Zacharia Keodirelang Matthews
Zacharia Keodirelang Matthews has been revered by generations of South Africans for his intellectual, political and academic achievements. Considered to be 'a pathfinder, a teacher to millions of people', Matthews was the principal of the University College of Fort Hare - the meeting ground for black politically-conscious intellectuals. Here he shaped and guided political greats such as Govan Mbeki, Nelson Mandela, Oliver Tambo, and others.
Born in 1901 in Kimberley, struggle activist Zacharia Keodirelang Matthews was part of a politically aware family. He decided to focus his energies on education and by 1930 Matthews was the first African to obtain both a BA and LLB at a South African institution. In 1934, he was awarded his Masters in Anthropology from Yale University in the US.
Matthews returned to South Africa and was appointed as a lecturer at Fort Hare University. By 1944, Matthews became head of Fort Hare's African Studies and was promoted to the post of Professor. During this time, he had joined the ANC and channelled his energy towards its ideals, advocating the fight for liberation and equality against racial prejudice. He passionately communicated the value of education in social upliftment and shaped the thinking of Fort Hare students in terms of resistance to colonialism and apartheid.

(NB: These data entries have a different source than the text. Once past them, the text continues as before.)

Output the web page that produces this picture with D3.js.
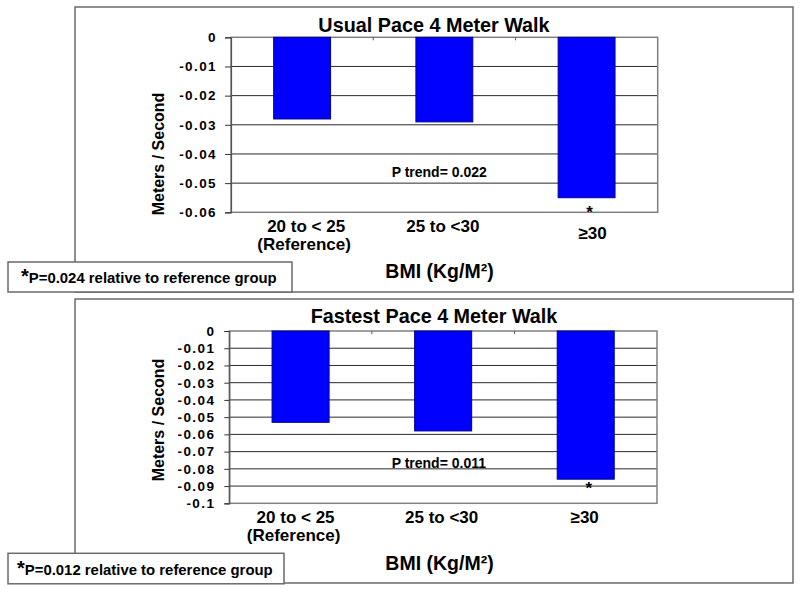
<!DOCTYPE html>
<html>
<head>
<meta charset="utf-8">
<script src="https://cdn.jsdelivr.net/npm/d3@7"></script>
<style>
  html, body { margin: 0; padding: 0; background: #fff; }
  svg { display: block; }
  text { font-family: "Liberation Sans", Arial, sans-serif; font-weight: bold; fill: #000; }
</style>
</head>
<body>
<svg id="chart" width="800" height="589"></svg>
<script>
// ---- data ----
const categories = ["20 to < 25", "25 to <30", "≥30"];
const categorySublabels = ["(Reference)", "", ""];
const usualPaceValues = [-0.028, -0.029, -0.055];
const fastestPaceValues = [-0.053, -0.058, -0.086];
const usualTicks = [0, -0.01, -0.02, -0.03, -0.04, -0.05, -0.06];
const usualTickLabels = ["0", "-0.01", "-0.02", "-0.03", "-0.04", "-0.05", "-0.06"];
const fastestTicks = [0, -0.01, -0.02, -0.03, -0.04, -0.05, -0.06, -0.07, -0.08, -0.09, -0.1];
const fastestTickLabels = ["0", "-0.01", "-0.02", "-0.03", "-0.04", "-0.05", "-0.06", "-0.07", "-0.08", "-0.09", "-0.1"];
const titles = ["Usual Pace 4 Meter Walk", "Fastest Pace 4 Meter Walk"];
const trendLabels = ["P trend= 0.022", "P trend= 0.011"];
const footnotes = ["P=0.024 relative to reference group", "P=0.012 relative to reference group"];
const significantIndex = 2;
const yAxisTitle = "Meters / Second";
const xAxisTitle = "BMI (Kg/M²)";

// ---- layout (positions / styles) ----
const panels = [
  {
    values: usualPaceValues, ticks: usualTicks, tickLabels: usualTickLabels,
    title: titles[0], trend: trendLabels[0], footnote: footnotes[0],
    frame: { x: 75, y: 7, w: 718, h: 285 },
    plot: { l: 231, t: 37.3, r: 657.7, b: 212.3 },
    titleY: 32, yTitleY: 154,
    xLabelY: 231.7, xSubY: 250, xLabelDx: [4, -1.5, 6], xLabelDy: [0, 0, 7.6],
    bmiY: 278, trendX: 391.7, trendY: 176.7, starY: 218.2,
    note: { x: 8, y: 262, w: 284, h: 30, tx: 21, ty: 283 },
    tickSize: 6, tickPad: 8
  },
  {
    values: fastestPaceValues, ticks: fastestTicks, tickLabels: fastestTickLabels,
    title: titles[1], trend: trendLabels[1], footnote: footnotes[1],
    frame: { x: 75, y: 299, w: 718, h: 284 },
    plot: { l: 229.3, t: 331, r: 657, b: 503.3 },
    titleY: 323, yTitleY: 420,
    xLabelY: 523.3, xSubY: 541, xLabelDx: [-5, -1.5, -1], xLabelDy: [0, 0, 0],
    bmiY: 570, trendX: 391.7, trendY: 468, starY: 494,
    note: { x: 8, y: 553.3, w: 276, h: 30.5, tx: 17, ty: 575 },
    tickSize: 5, tickPad: 9
  }
];

const svg = d3.select("#chart");
svg.append("rect").attr("width", 800).attr("height", 589).attr("fill", "#fff");

panels.forEach(p => {
  const g = svg.append("g");

  // outer frame
  g.append("rect")
    .attr("x", p.frame.x).attr("y", p.frame.y)
    .attr("width", p.frame.w).attr("height", p.frame.h)
    .attr("fill", "#fff").attr("stroke", "#6a6a6a").attr("stroke-width", 1.5);

  const x = d3.scaleBand().domain(categories)
    .range([p.plot.l, p.plot.r]).paddingInner(0.6).paddingOuter(0.3);
  const y = d3.scaleLinear().domain([0, d3.min(p.ticks)]).range([p.plot.t, p.plot.b]);

  // gridlines
  g.append("g").selectAll("line")
    .data(p.ticks.filter(t => t !== 0 && t !== d3.min(p.ticks)))
    .join("line")
    .attr("x1", p.plot.l).attr("x2", p.plot.r)
    .attr("y1", d => y(d)).attr("y2", d => y(d))
    .attr("stroke", "#2a2a2a").attr("stroke-width", 1);

  // plot border
  g.append("rect")
    .attr("x", p.plot.l).attr("y", p.plot.t)
    .attr("width", p.plot.r - p.plot.l).attr("height", p.plot.b - p.plot.t)
    .attr("fill", "none").attr("stroke", "#808080").attr("stroke-width", 1.5);

  // bars
  g.append("g").selectAll("rect")
    .data(p.values)
    .join("rect")
    .attr("x", (d, i) => x(categories[i]))
    .attr("width", x.bandwidth())
    .attr("y", y(0))
    .attr("height", d => y(d) - y(0))
    .attr("fill", "#0000ff").attr("stroke", "#00008b").attr("stroke-width", 1);

  // y axis
  const yAxis = d3.axisLeft(y)
    .tickValues(p.ticks)
    .tickFormat((d, i) => p.tickLabels[i])
    .tickSize(p.tickSize).tickPadding(p.tickPad);
  const ya = g.append("g").attr("transform", `translate(${p.plot.l},0)`).call(yAxis);
  ya.select(".domain").attr("stroke", "#555").attr("stroke-width", 1.2);
  ya.selectAll(".tick line").attr("stroke", "#333");
  ya.selectAll(".tick text")
    .style("font-family", '"Liberation Sans", Arial, sans-serif')
    .style("font-weight", "bold").style("font-size", "13.5px")
    .style("letter-spacing", "1.4px").attr("fill", "#000");

  // small category separator ticks at top edge (x axis at zero)
  const step = x.step();
  const boundaries = categories.slice(1).map(c => x(c) - step * x.paddingInner() / 2);
  g.append("g").selectAll("line").data(boundaries).join("line")
    .attr("x1", d => d).attr("x2", d => d)
    .attr("y1", y(0)).attr("y2", y(0) + 3)
    .attr("stroke", "#555").attr("stroke-width", 1);

  // category labels
  g.append("g").selectAll("text").data(categories).join("text")
    .attr("x", (d, i) => x(d) + x.bandwidth() / 2 + p.xLabelDx[i])
    .attr("y", (d, i) => p.xLabelY + p.xLabelDy[i])
    .attr("text-anchor", "middle").style("font-size", "17px")
    .text(d => d);
  g.append("g").selectAll("text").data(categorySublabels.filter(s => s)).join("text")
    .attr("x", x(categories[0]) + x.bandwidth() / 2 + p.xLabelDx[0] - 2)
    .attr("y", p.xSubY)
    .attr("text-anchor", "middle").style("font-size", "17px")
    .text(d => d);

  // title
  g.append("text").attr("x", 434).attr("y", p.titleY)
    .attr("text-anchor", "middle").style("font-size", "19.8px").text(p.title);

  // y axis title
  g.append("text")
    .attr("transform", `translate(164,${p.yTitleY}) rotate(-90)`)
    .attr("text-anchor", "middle").style("font-size", "16px").text(yAxisTitle);

  // x axis title
  g.append("text").attr("x", 439.5).attr("y", p.bmiY)
    .attr("text-anchor", "middle").style("font-size", "19.5px").text(xAxisTitle);

  // trend label
  g.append("text").attr("x", p.trendX).attr("y", p.trendY)
    .style("font-size", "14px").text(p.trend);

  // significance star
  g.append("text")
    .attr("x", x(categories[significantIndex]) + x.bandwidth() / 2 + 3)
    .attr("y", p.starY)
    .attr("text-anchor", "middle").style("font-size", "17px").text("*");

  // footnote box
  g.append("rect")
    .attr("x", p.note.x).attr("y", p.note.y)
    .attr("width", p.note.w).attr("height", p.note.h)
    .attr("fill", "#fff").attr("stroke", "#6a6a6a").attr("stroke-width", 1.5);
  const ft = g.append("text").attr("x", p.note.tx).attr("y", p.note.ty);
  ft.append("tspan").style("font-size", "20px").text("*");
  ft.append("tspan").style("font-size", "14.9px").text(p.footnote);
});
</script>
</body>
</html>
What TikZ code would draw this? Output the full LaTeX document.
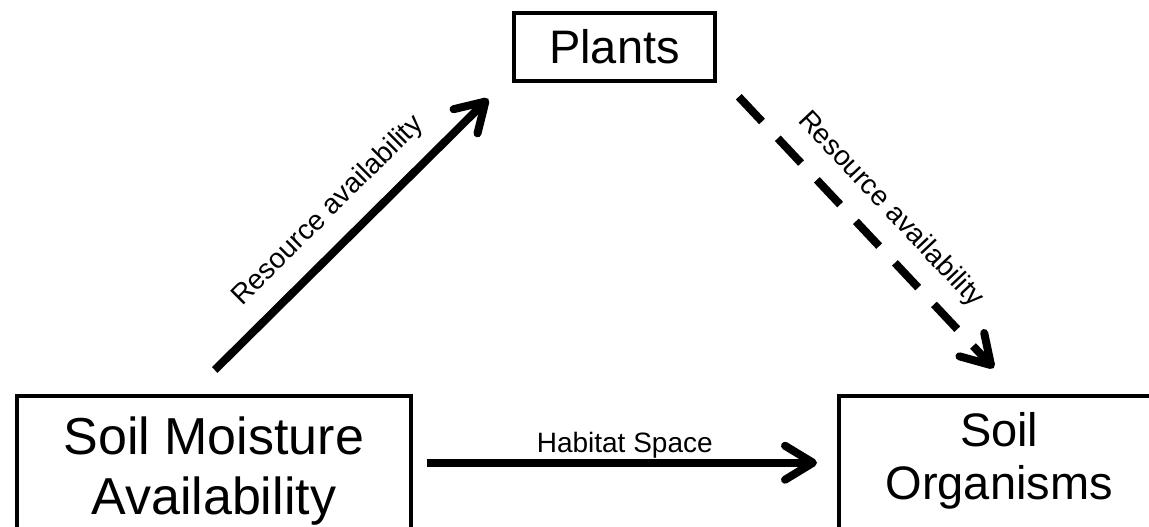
\documentclass[tikz,border=0pt]{standalone}
\usepackage{fontspec}
\setmainfont{Liberation Sans}
\usetikzlibrary{arrows.meta}

\begin{document}
\begin{tikzpicture}[x=1pt, y=-1pt,
  box/.style={draw, line width=3.5pt, inner sep=0pt, align=center},
  link/.style={line width=8pt, -{Straight Barb[length=28pt, width=34pt, round]}},
  lab/.style={font=\fontsize{28}{32}\selectfont, inner sep=1pt}]
\useasboundingbox (0,0) rectangle (1149,527);
\clip (0,0) rectangle (1149,527);

\node (plants) at (614.5,47) [box, minimum width=201pt, minimum height=68pt, font=\fontsize{47}{54}\selectfont] {Plants};
\node (moisture) at (15,394) [box, anchor=north west, minimum width=394pt, text height=119pt, text depth=15pt, font=\fontsize{52}{60}\selectfont] {Soil Moisture\\Availability};
\node (organisms) at (837,394) [box, anchor=north west, minimum width=321pt, text height=104pt, text depth=30pt, font=\fontsize{47}{53}\selectfont] {Soil\\Organisms};

\draw[link] ([shift={(1,-24)}]moisture.north) -- ([shift={(-24,16)}]plants.south west)
  node[lab, midway, sloped, above=15pt] (resleft) {Resource availability};
\draw[link, dash pattern=on 34pt off 23pt] ([shift={(22,14)}]plants.south east) -- ([shift={(-5.5,-26)}]organisms.north)
  node[lab, midway, sloped, above=15pt] (resright) {Resource availability};
\draw[link, shorten <=14pt, shorten >=20pt] (moisture.east) -- (organisms.west)
  node[lab, midway, above, inner sep=0pt] (habitat) {Habitat Space};
\end{tikzpicture}
\end{document}
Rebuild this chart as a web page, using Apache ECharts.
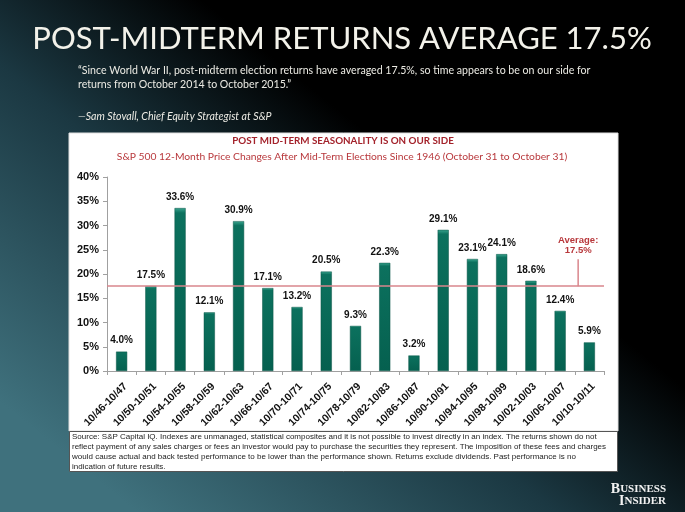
<!DOCTYPE html>
<html><head><meta charset="utf-8">
<script src="https://cdn.jsdelivr.net/npm/echarts@6/dist/echarts.min.js"></script>
<style>html,body{margin:0;padding:0;background:#000}#c{width:685px;height:512px}</style>
</head><body><div id="c"></div>
<script>
const categories = ['10/46-10/47','10/50-10/51','10/54-10/55','10/58-10/59','10/62-10/63','10/66-10/67','10/70-10/71','10/74-10/75','10/78-10/79','10/82-10/83','10/86-10/87','10/90-10/91','10/94-10/95','10/98-10/99','10/02-10/03','10/06-10/07','10/10-10/11'];
const returnsPct = [4.0,17.5,33.6,12.1,30.9,17.1,13.2,20.5,9.3,22.3,3.2,29.1,23.1,24.1,18.6,12.4,5.9];
const averagePct = 17.5;
const yTicks = [0,5,10,15,20,25,30,35,40];
const mainTitle = 'POST-MIDTERM RETURNS AVERAGE 17.5%';
const quoteLines = ['\u201cSince World War II, post-midterm election returns have averaged 17.5%, so time appears to be on our side for','returns from October 2014 to October 2015.\u201d'];
const attribution = '\u2014Sam Stovall, Chief Equity Strategist at S&P';
const chartTitle = 'POST MID-TERM SEASONALITY IS ON OUR SIDE';
const chartSubtitle = 'S&P 500 12-Month Price Changes After Mid-Term Elections Since 1946 (October 31 to October 31)';
const sourceLines = ['Source: S&P Capital IQ. Indexes are unmanaged, statistical composites and it is not possible to invest directly in an index. The returns shown do not',
'reflect payment of any sales charges or fees an investor would pay to purchase the securities they represent. The imposition of these fees and charges',
'would cause actual and back tested performance to be lower than the performance shown. Returns exclude dividends. Past performance is no',
'indication of future results.'];

const chart = echarts.init(document.getElementById('c'));
const barColor = new echarts.graphic.LinearGradient(0,0,0,1,[
  {offset:0,color:'#3aa58f'},{offset:0.03,color:'#0c715e'},{offset:1,color:'#05604f'}]);
const option = {
  animation:false,
  graphic:[
    {id:'bg',type:'rect',z:-30,shape:{x:0,y:0,width:685,height:512},style:{fill:new echarts.graphic.LinearGradient(0.8,0,0.2,1,[
      {offset:0,color:'#000000'},{offset:0.33,color:'#000000'},{offset:0.6,color:'#1b3842'},{offset:1,color:'#3f717d'}])}},
    {id:'panel',type:'rect',z:-20,shape:{x:69,y:133,width:549,height:298},style:{fill:'#ffffff',stroke:'#e0e0e0',lineWidth:1}},
    {id:'srcbox',type:'rect',z:-20,shape:{x:69.5,y:431.5,width:548,height:40},style:{fill:'#ffffff',stroke:'#555555',lineWidth:1}},
    {id:'t1',type:'text',x:342,y:39,style:{text:mainTitle,fill:'#f3f2ea',font:'31px Lato',textAlign:'center',textVerticalAlign:'middle'}},
    {id:'q1',type:'text',x:78,y:71,style:{text:quoteLines[0],fill:'#ecebe4',font:'10.6px Lato',textVerticalAlign:'middle'}},
    {id:'q2',type:'text',x:78,y:84.5,style:{text:quoteLines[1],fill:'#ecebe4',font:'10.6px Lato',textVerticalAlign:'middle'}},
    {id:'att',type:'text',x:78,y:117,style:{text:attribution,fill:'#ecebe4',font:'italic 10.6px Lato',textVerticalAlign:'middle'}},
    {id:'ct',type:'text',x:343,y:141,style:{text:chartTitle,fill:'#a3222b',font:'bold 9.8px Lato',textAlign:'center',textVerticalAlign:'middle'}},
    {id:'cs',type:'text',x:342,y:157,style:{text:chartSubtitle,fill:'#b8383c',font:'10.3px Lato',textAlign:'center',textVerticalAlign:'middle'}},
    ...sourceLines.map((t,i)=>({id:'s'+i,type:'text',x:72,y:436.5+i*10,style:{text:t,fill:'#222',font:'8px "Liberation Sans"',textVerticalAlign:'middle'}})),
    {id:'bi1',type:'text',x:666,y:489,style:{text:'{a|B}{b|USINESS}',textAlign:'right',textVerticalAlign:'middle',rich:{a:{fill:'#f2f2f2',font:'bold 14px "Liberation Serif"'},b:{fill:'#f2f2f2',font:'bold 11px "Liberation Serif"'}}}},
    {id:'bi2',type:'text',x:666,y:501,style:{text:'{a|I}{b|NSIDER}',textAlign:'right',textVerticalAlign:'middle',rich:{a:{fill:'#f2f2f2',font:'bold 14px "Liberation Serif"'},b:{fill:'#f2f2f2',font:'bold 11px "Liberation Serif"'}}}}
  ],
  grid:{left:107,right:81,top:177,bottom:141,containLabel:false},
  xAxis:{type:'category',data:categories,
    axisLine:{lineStyle:{color:'#a0a0a0',width:1}},
    axisTick:{show:true,length:4,lineStyle:{color:'#a0a0a0'}},
    axisLabel:{rotate:45,margin:10,verticalAlign:'top',color:'#111',fontSize:10.5,fontWeight:'bold',fontFamily:'Liberation Sans',interval:0}},
  yAxis:{type:'value',min:0,max:40,interval:5,
    axisLine:{show:true,lineStyle:{color:'#a0a0a0'}},
    axisTick:{show:true,length:4,lineStyle:{color:'#a0a0a0'}},
    splitLine:{show:false},
    axisLabel:{formatter:v=>v+'%',color:'#111',fontSize:11,fontWeight:'bold',fontFamily:'Liberation Sans',margin:8}},
  series:[{type:'bar',data:returnsPct,barWidth:'38%',
    itemStyle:{color:barColor,borderColor:'#0a5546',borderWidth:0.5},
    label:{show:true,position:'top',distance:6,formatter:p=>p.value.toFixed(1)+'%',color:'#111',fontSize:10,fontWeight:'bold',fontFamily:'Liberation Sans'},
    markLine:{symbol:'none',silent:true,label:{show:false},lineStyle:{color:'#d9868c',type:'solid',width:1.5},data:[{yAxis:averagePct}]}
  }]
};
chart.setOption(option);
const avgY = chart.convertToPixel({yAxisIndex:0}, averagePct);
const labelX = chart.convertToPixel({xAxisIndex:0}, categories[15]) + 18;
chart.setOption({graphic:[
  {id:'avgline',type:'line',shape:{x1:labelX,y1:avgY-27,x2:labelX,y2:avgY},style:{stroke:'#d9868c',lineWidth:1.5}},
  {id:'avglabel',type:'text',x:labelX,y:avgY-41,style:{text:'Average:\n'+averagePct+'%',fill:'#b8383c',font:'bold 9.5px "Liberation Sans"',textAlign:'center',textVerticalAlign:'middle',lineHeight:10}}
]});
</script></body></html>
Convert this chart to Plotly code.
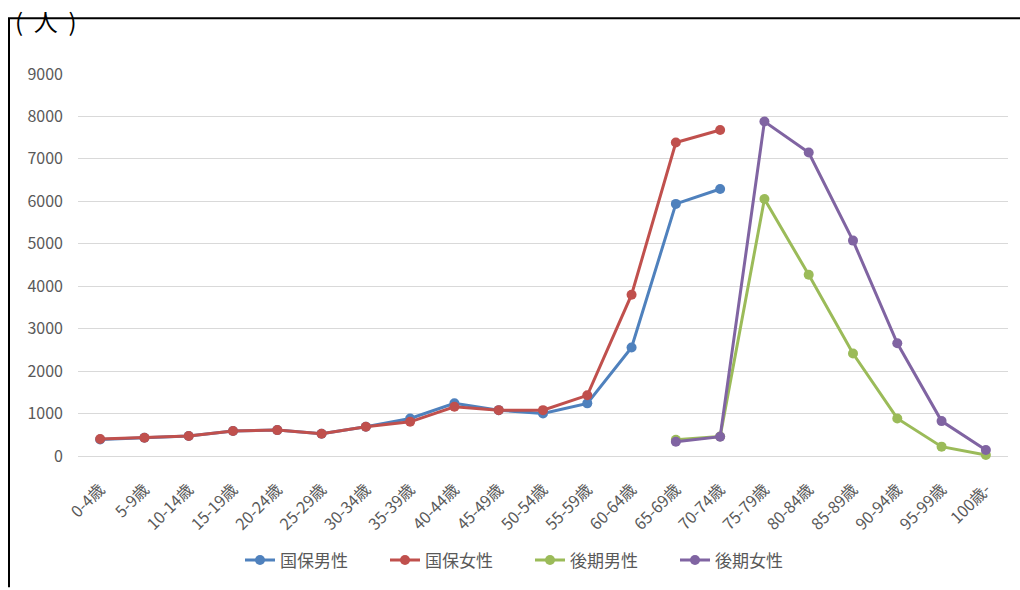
import plotly.graph_objects as go

categories = ["0-4歳", "5-9歳", "10-14歳", "15-19歳", "20-24歳", "25-29歳", "30-34歳",
              "35-39歳", "40-44歳", "45-49歳", "50-54歳", "55-59歳", "60-64歳", "65-69歳",
              "70-74歳", "75-79歳", "80-84歳", "85-89歳", "90-94歳", "95-99歳", "100歳-"]

kokuho_male = [390, 430, 470, 590, 610, 525, 690, 885, 1240, 1080, 1000, 1240, 2555, 5940, 6290,
               None, None, None, None, None, None]
kokuho_female = [400, 430, 470, 590, 610, 525, 690, 805, 1160, 1080, 1080, 1430, 3800, 7385, 7680,
                 None, None, None, None, None, None]
kouki_male = [None] * 13 + [380, 460, 6055, 4270, 2413, 885, 220, 23]
kouki_female = [None] * 13 + [336, 454, 7880, 7150, 5075, 2655, 822, 141]

series_names = ["国保男性", "国保女性", "後期男性", "後期女性"]
series_values = [kokuho_male, kokuho_female, kouki_male, kouki_female]
colors = ["#4F81BD", "#C0504D", "#9BBB59", "#8064A2"]

FONT = "Noto Sans CJK JP"

fig = go.Figure()
for name, vals, c in zip(series_names, series_values, colors):
    fig.add_trace(go.Scatter(
        x=categories, y=vals, name=name, mode="lines+markers",
        line=dict(color=c, width=3), marker=dict(color=c, size=10),
        cliponaxis=False, connectgaps=False,
    ))

L, R, T, B = 78, 12, 74, 132
W, H = 1020, 590
pw, ph = W - L - R, H - T - B

def px_x(px):
    return (px - L) / pw

def px_y(py):
    return (H - B - py) / ph

fig.update_layout(
    width=W, height=H,
    margin=dict(l=L, r=R, t=T, b=B),
    paper_bgcolor="white", plot_bgcolor="white",
    font=dict(family=FONT, color="#595959"),
    showlegend=True,
    legend=dict(orientation="h", x=px_x(240), xanchor="left", y=px_y(563), yanchor="middle",
                font=dict(size=17, color="#595959"), itemwidth=30, traceorder="normal",
                entrywidth=100, entrywidthmode="pixels"),
    xaxis=dict(type="category", range=[-0.5, 20.5], showgrid=False, showline=False,
               zeroline=False, tickangle=-45, tickfont=dict(size=16, color="#595959"),
               ticks="", ticklabelstandoff=20),
    yaxis=dict(range=[0, 9000], dtick=1000, showgrid=True, gridcolor="#D9D9D9", gridwidth=1,
               zeroline=True, zerolinecolor="#D9D9D9", zerolinewidth=1, showline=False,
               tickfont=dict(size=16, color="#595959"), ticklabelstandoff=14, ticks=""),
    shapes=[
        dict(type="line", xref="paper", yref="paper", x0=px_x(8), x1=px_x(1020),
             y0=px_y(18), y1=px_y(18), line=dict(color="black", width=2)),
        dict(type="line", xref="paper", yref="paper", x0=px_x(9), x1=px_x(9),
             y0=px_y(18), y1=px_y(590), line=dict(color="black", width=2)),
    ],
    annotations=[
        dict(text="(&nbsp;&nbsp;人&nbsp;&nbsp;)", xref="paper", yref="paper", x=px_x(13), y=px_y(20),
             xanchor="left", yanchor="middle", showarrow=False,
             font=dict(size=24, color="black", family=FONT)),
    ],
)

fig.write_html("out.html")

In 1960, apartheid activist Zacharia Keodirelang Matthews faced detainment without trial for 135 days under the apartheid government. Once freed, he co-convened the All-In African Conference in March 1961 with Albert Luthuli before moving to Geneva to work as the Secretary of the Africa division of the World Council of Churches. He went on to be Botswana's first ambassador to the USA and passed away a few years later at the age of 67 in the US.